The distinction must be made within the synthesis and without losing sight of the fundamental principle which unity, whatever may be thought by those who are eaten up with the seal of distinction (in our times the prophets of false distinction multiply like mushrooms in the fat soil of philosophical journalism, with its quick production, and quick return). Without the plant deeply rooted in the soil, from which it draws its vital sap, without the living plant and the organic principle of its life, there can be no real fruit but only limitations.

So philosophy is neither the tenant of the top-floor apartment or, perhaps, the left, as shallow minds would have it, nor is it the nurse of old age. It was born with men, if indeed it was not born before him, and is the constant inspiration of his thoughts and actions, the secret of his innermost life. For, of course, there is the philosophy of the philosopher and the philosophy of the common man, the philosophy of the adult and the philosophy of the child.
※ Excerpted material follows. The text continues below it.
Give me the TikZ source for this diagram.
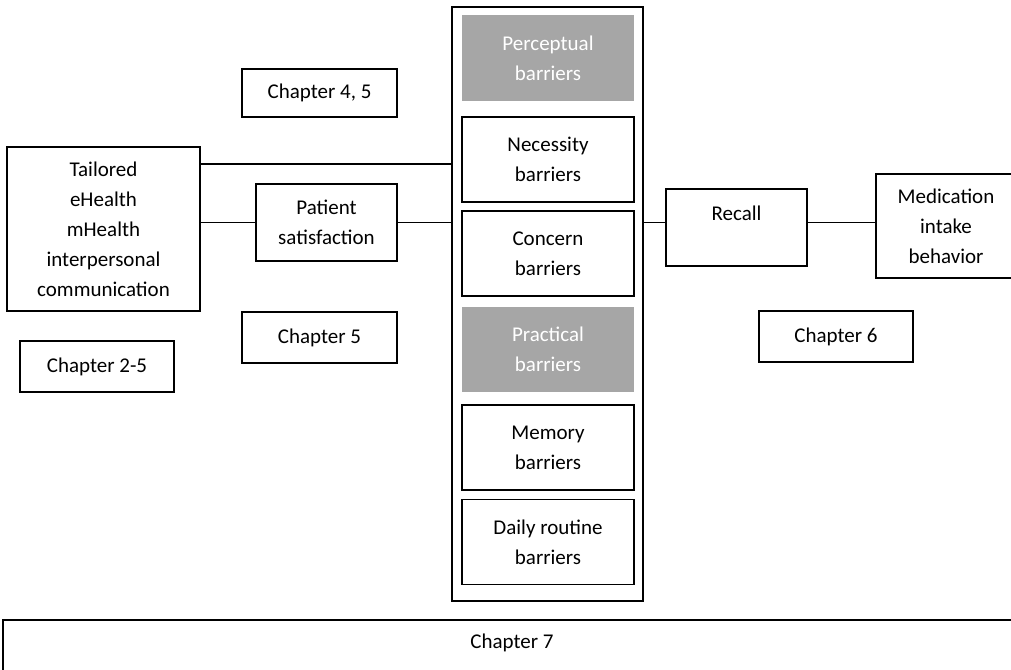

All this may perhaps seem to contradict the contention in the preceding chapter that empiricism is not philosophy. But the contradiction disappears if we distinguish between empiricism and the empiricist, between those ideas into which men unreflectively allow themselves to be hurried or ensnared, and the spiritual life which the same men actually manage to realize. Systems may be false; thought is always true; and therefore it grows by bursting its way out through the hard rind in which every system tries to confine it. The empiricist does not live on his system, but in spite of it. Thus, he contradicts himself. He succeeds in putting into many of his particular thoughts and works, the truth of which he has caught a glimpse, which is the life that burns within himself and the power of this thought - the life that cannot allow itself to be contracted and compressed within the system. If there were no perpetual contrast between thought and thinking, every thought, once defined, would become like a stagnant, pestilent pool, where all life would sooner or later perish.

So it is true that every philosopher is always tending to become enchained in the plenary of his system; but so long as he lives he has that advantage over his system which Plato ascribed in the Phaedrus to the oral discourse over the written. Every philosopher is worth more than his philosophy; for, inasmuch as he is a man he has within himself something richer and more vital than what is called, because he has expressed it, his philosophy.